By noon, he had studied the test results for three of the applicants. No smoking guns, no signs of incipient pathology. Across the board, the signs of depression, the suicide indexes, were extremely low. Lash replaced the stacks of paper into their respective folders; stood; stretched; then went down to the cafeteria for another espresso.
He walked back to his temporary office more slowly than he had left it. There was only one folder left: Lewis Thorpe’s. Thorpe, who specialized in invertebrate biology and enjoyed translating the poetry of Bash — o. Lash had spent several nights rereading Narrow Road to the Interior, putting himself in Lewis’s shoes, trying to feel what he’d felt in the testing suite, in that sun-filled Flagstaff living room where he had died under the gaze of his own infant child.
Eagerly — yet a little warily — Lash broke open the seal on the fourth folder.
It took less than half an hour to realize that what he most feared was, in fact, true. Lewis Thorpe’s test results showed him to be as normal and well adjusted as the rest. They showed an intelligent, imaginative, ambitious man with a healthy self-regard. No indicators for depression or suicide.
Lash slumped back in his chair and let the senior evaluator’s report fall from his hands. The tests he’d fought so hard to get brought him no closer to an answer.
There was a knock at his door, and he looked up to see Tara Stapleton leaning in, her long, intent face framed by thick auburn hair.
“Lunch?” she asked.
Lash gathered Lewis Thorpe’s papers together and stuffed them back into the folder. “Sure.”
Already, the cafeteria down the hall felt like an old friend. It was bright and almost festive, and more crowded now than it had been on his two earlier visits. He fell in line at the buffet rail, helped himself to another espresso and a sandwich, then followed Tara to an empty table near the rear wall. She’d taken only a cup of soup and some tea, and as Lash watched she tore open a packet of artificial sweetener and poured it into the cup. Her reserved, preoccupied silence remained. But right now, that seemed all right: he wasn’t eager to field a lot of questions about how his investigation was going.
“How long have you worked at Eden?” he asked after a moment.
“Three years. Since just after its founding.”

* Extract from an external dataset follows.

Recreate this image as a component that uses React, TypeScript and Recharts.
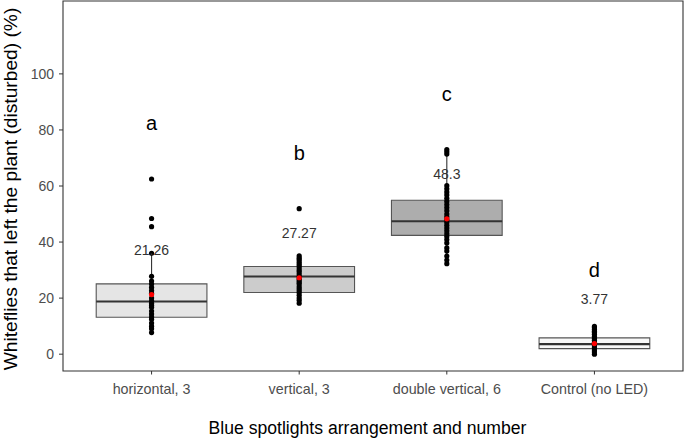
import React from "react";
import {
  ComposedChart,
  XAxis,
  YAxis,
  Scatter,
  ReferenceArea,
  ReferenceLine,
} from "recharts";

// groups on the x axis
const categories = [
  "horizontal, 3",
  "vertical, 3",
  "double vertical, 6",
  "Control (no LED)",
];
const groupLetters = ["a", "b", "c", "d"];
const means = [21.26, 27.27, 48.3, 3.77];

// box statistics
const q1 = [13.2, 22.0, 42.4, 2.0];
const medians = [18.8, 27.7, 47.4, 3.6];
const q3 = [25.1, 31.3, 54.9, 5.8];
const whiskerLow = [7.7, 18.2, 32.1, 0];
const whiskerHigh = [36.0, 35.1, 73.0, 9.9];

// individual observations (%)
const horizontalPts = [
  62.5, 48.4, 45.5, 36.0, 27.8, 26.1, 25.0, 23.8, 22.7, 21.7, 20.0, 19.0,
  18.2, 17.4, 16.7, 15.4, 14.3, 13.3, 12.5, 11.1, 10.0, 9.1, 7.7,
];
const verticalPts = [
  51.9, 35.1, 34.4, 33.8, 33.0, 32.3, 31.6, 30.8, 30.0, 29.4, 28.6, 27.8,
  27.0, 26.3, 25.6, 25.0, 24.1, 23.3, 22.6, 21.9, 21.0, 20.0, 19.2, 18.2,
];
const doubleVerticalPts = [
  73.0, 72.2, 71.4, 60.1, 59.0, 57.9, 56.8, 55.6, 54.5, 53.4, 52.3, 51.2,
  50.0, 49.0, 48.0, 47.0, 46.0, 45.0, 44.0, 43.0, 42.0, 40.9, 39.7, 37.9,
  36.8, 35.0, 33.6, 32.3,
];
const controlPts = [
  9.9, 9.4, 8.8, 8.2, 7.7, 7.1, 6.3, 5.6, 5.0, 4.3, 3.6, 3.0, 2.3, 1.5, 0.8,
  0,
];

const yTicks = [0, 20, 40, 60, 80, 100];

const boxFills = ["#e5e5e5", "#cccccc", "#adadad", "#f9f9f9"];
const FONT = "'Liberation Sans', Arial, sans-serif";
const BOX_HALF = 0.375;

const groups = [horizontalPts, verticalPts, doubleVerticalPts, controlPts];

const pointData = groups.flatMap((pts, i) =>
  pts.map((y) => ({ x: i + 1, y }))
);
const meanData = means.map((m, i) => ({ x: i + 1, y: m }));
const meanLabelData = means.map((m, i) => ({
  x: i + 1,
  y: m + 16,
  label: String(m),
}));
const letterData = groups.map((pts, i) => ({
  x: i + 1,
  y: Math.max(...pts) + 20,
  label: groupLetters[i],
}));

const dot = (fill: string) => (p: any) =>
  <circle cx={p.cx} cy={p.cy} r={2.6} fill={fill} />;

const textShape = (size: number, color: string) => (p: any) =>
  (
    <text
      x={p.cx}
      y={p.cy}
      textAnchor="middle"
      dominantBaseline="central"
      fontSize={size}
      fill={color}
      fontFamily={FONT}
    >
      {p.payload.label}
    </text>
  );

export default function App() {
  return (
    <div
      style={{
        position: "absolute",
        left: 0,
        top: 0,
        width: 685,
        height: 441,
        background: "#fff",
        fontFamily: FONT,
      }}
    >
      <ComposedChart
        width={685}
        height={441}
        margin={{ top: 1, right: 2, bottom: 0, left: 0 }}
      >
        <XAxis
          type="number"
          dataKey="x"
          domain={[0.4, 4.6]}
          ticks={[1, 2, 3, 4]}
          allowDataOverflow
          tickFormatter={(v: number) => categories[v - 1]}
          height={70}
          axisLine={false}
          tickLine={{ stroke: "#333" }}
          tickSize={3.5}
          tickMargin={9}
          tick={{ fontSize: 14.3, fill: "#4d4d4d", fontFamily: FONT }}
        />
        <YAxis
          type="number"
          dataKey="y"
          domain={[-6, 126]}
          ticks={yTicks}
          allowDataOverflow
          width={63}
          axisLine={false}
          tickLine={{ stroke: "#333" }}
          tickSize={4}
          tickMargin={5}
          tick={{ fontSize: 14, fill: "#4d4d4d", fontFamily: FONT }}
        />

        {/* panel border */}
        <ReferenceArea
          x1={0.4}
          x2={4.6}
          y1={-6}
          y2={126}
          fill="none"
          stroke="#333"
          strokeWidth={1.1}
        />

        {categories.map((_, i) => (
          <ReferenceLine
            key={"wu" + i}
            segment={[
              { x: i + 1, y: q3[i] },
              { x: i + 1, y: whiskerHigh[i] },
            ]}
            stroke="#333"
            strokeWidth={1.1}
          />
        ))}
        {categories.map((_, i) => (
          <ReferenceLine
            key={"wl" + i}
            segment={[
              { x: i + 1, y: whiskerLow[i] },
              { x: i + 1, y: q1[i] },
            ]}
            stroke="#333"
            strokeWidth={1.1}
          />
        ))}
        {categories.map((_, i) => (
          <ReferenceArea
            key={"box" + i}
            x1={i + 1 - BOX_HALF}
            x2={i + 1 + BOX_HALF}
            y1={q1[i]}
            y2={q3[i]}
            fill={boxFills[i]}
            fillOpacity={1}
            stroke="#555"
            strokeWidth={1.1}
          />
        ))}
        {categories.map((_, i) => (
          <ReferenceLine
            key={"med" + i}
            segment={[
              { x: i + 1 - BOX_HALF, y: medians[i] },
              { x: i + 1 + BOX_HALF, y: medians[i] },
            ]}
            stroke="#333"
            strokeWidth={2.1}
          />
        ))}

        <Scatter
          data={pointData}
          shape={dot("#000")}
          isAnimationActive={false}
        />
        <Scatter
          data={meanData}
          shape={dot("#ff0000")}
          isAnimationActive={false}
        />
        <Scatter
          data={meanLabelData}
          shape={textShape(14, "#333")}
          isAnimationActive={false}
        />
        <Scatter
          data={letterData}
          shape={textShape(20, "#000")}
          isAnimationActive={false}
        />
      </ComposedChart>

      <div
        style={{
          position: "absolute",
          left: 367.5,
          top: 420.3,
          transform: "translateX(-50%)",
          fontSize: 17.6,
          lineHeight: 1,
          whiteSpace: "nowrap",
          color: "#000",
        }}
      >
        Blue spotlights arrangement and number
      </div>
      <div
        style={{
          position: "absolute",
          left: 11,
          top: 188.8,
          transform: "translate(-50%, -50%) rotate(-90deg)",
          fontSize: 19.2,
          lineHeight: 1.1,
          whiteSpace: "nowrap",
          color: "#000",
        }}
      >
        Whiteflies that left the plant (disturbed) (%)
      </div>
    </div>
  );
}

“And it’s as great a place to work as Mauchly says?”
“It always has been.”
Lash waited as she stirred her soup, a little uncertain what she meant by this. “Tell me about Silver.”
“How do you mean.”
“Well, what’s he like? He wasn’t at all what I expected.”
“Me, neither.”
“I take it this was the first time you’ve met him face to face.”
“I saw him once before, at the first anniversary celebration. He’s a very private person. Never leaves his penthouse, as far as anybody knows. Communicates by cell or videophone. It’s just him up there. Him and Liza.”